Hilde Wiese was among 15 white farm owners who were ordered in May last year by the government in the southwest African state to "make an offer" for the sale of their land.
Wiese said: "What can I do? This has been dragging on for more than a year. I want the matter to be concluded."
Wiese said she estimated her 4 000ha Ongombo West farm located about 40km east of the capital to be worth nine million Namibian dollars ($1.4m).
She said she had finally agreed to the government offer of 3.7 million Namibian dollars.
Govt vows to redress
A date had yet to be set for the Wiese family to leave the farm where they had been raising beef cattle and growing arum lilies for export to Europe.
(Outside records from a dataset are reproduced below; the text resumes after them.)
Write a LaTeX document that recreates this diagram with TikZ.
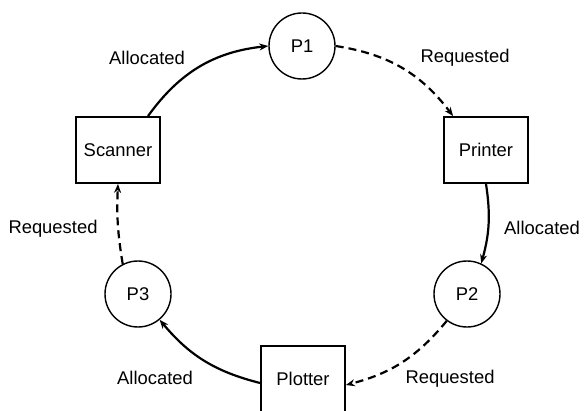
\documentclass[tikz,border=0pt]{standalone}
\usepackage{fontspec}
\setmainfont{Liberation Sans}
\usetikzlibrary{arrows.meta}

\begin{document}
\begin{tikzpicture}[x=1pt,y=-1pt,
    font=\fontsize{18.4}{21}\selectfont,
    proc/.style={draw,circle,line width=1.4pt,minimum size=66pt,inner sep=0pt},
    res/.style={draw,rectangle,line width=1.8pt,minimum width=84pt,minimum height=66pt,inner sep=0pt},
    alloc/.style={line width=2.2pt,-{Stealth[length=9pt,width=7pt]}},
    req/.style={line width=2.2pt,dash pattern=on 8pt off 5pt,-{Stealth[length=9pt,width=7pt]}}]
        \useasboundingbox (0,0) rectangle (588,411);
        % processes and resources
        \node[proc] (P1) at (302,46) {P1};
        \node[proc] (P2) at (467,294) {P2};
        \node[proc] (P3) at (138,294) {P3};
        \node[res] (printer) at (486,150) {Printer};
        \node[res] (scanner) at (118,150) {Scanner};
        \node[res] (plotter) at (303,379) {Plotter};
        % edges
        \draw[alloc] ([xshift=30pt]scanner.north) to[bend left=24] (P1.west);
        \draw[req] (P1.east) to[bend left=22] ([xshift=10pt]printer.north west);
        \draw[alloc] (printer.south) to[bend left=12] (P2.65);
        \draw[req] (P2.233) to[bend left=18] ([yshift=-6pt]plotter.east);
        \draw[alloc] ([yshift=-4pt]plotter.west) to[bend left=18] (P3.310);
        \draw[req] (P3.117) to[bend left=6] (scanner.south);
        % labels
        \node (l1) at (147,58) {Allocated};
        \node (l2) at (465,58) {Requested};
        \node (l3) at (542,228) {Allocated};
        \node (l4) at (450,379) {Requested};
        \node (l5) at (155,378) {Allocated};
        \node (l6) at (53,229) {Requested};
\end{tikzpicture}
\end{document}
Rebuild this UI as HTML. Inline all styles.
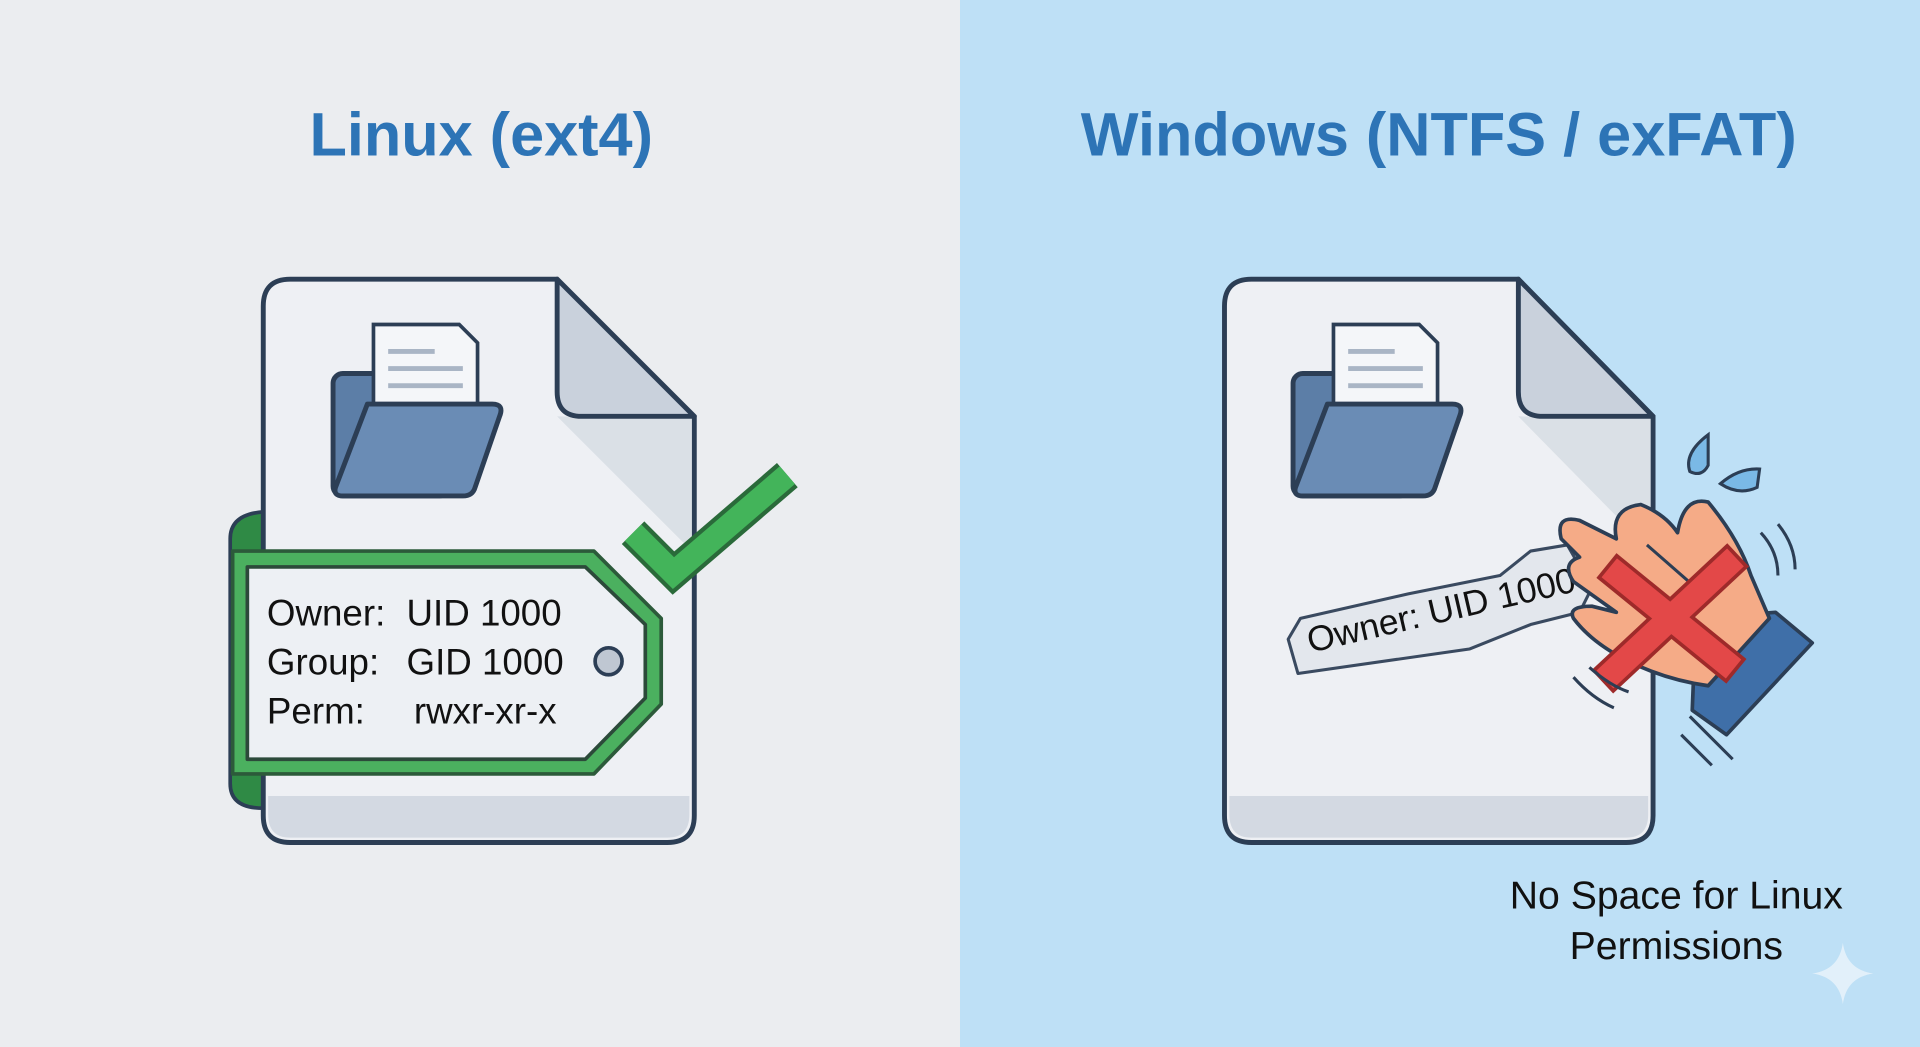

Namibia's 3 800 white farmers own most of the arable land, an imbalance that the government had vowed to redress.
The Namibia Agricultural Union (NAU), representing 3 000 mostly white commercial farmers, two weeks ago criticised the government's handling of the negotiations to buy Ongombo West.
President of the NAU, Raimar von Hase, said: "The ministry sees this transaction as a 'willing buyer - willing seller' transaction.
"This view is not necessarily shared by the owner of the farm."
The NAU said: "The process of land reform and especially expropriation must be transparent with clear criteria for the determination of farms which should be offered to the state."
Six black farm workers evicted
The Weise family, who had owned Ongombo West for four generations, were drawn into the eye of a political storm over land ownership in the southern African country after a dispute last year with six black farm workers who were evicted.
Former president Sam Nujoma singled out the Wiese farm in a speech, saying that "some of the whites are behaving as if they came from Holland or Germany" for evicting their workers.
Nujoma's successor and former lands minister Hifikepunye Pohamba had vowed to press on with the expropriations, warning that Namibia could face a "revolution" if the land imbalance was not addressed.
Pohamba said: "Land expropriation doesn't mean confiscation, but means selling land to the government at fair prices as provided for in the constitution and the relevant laws."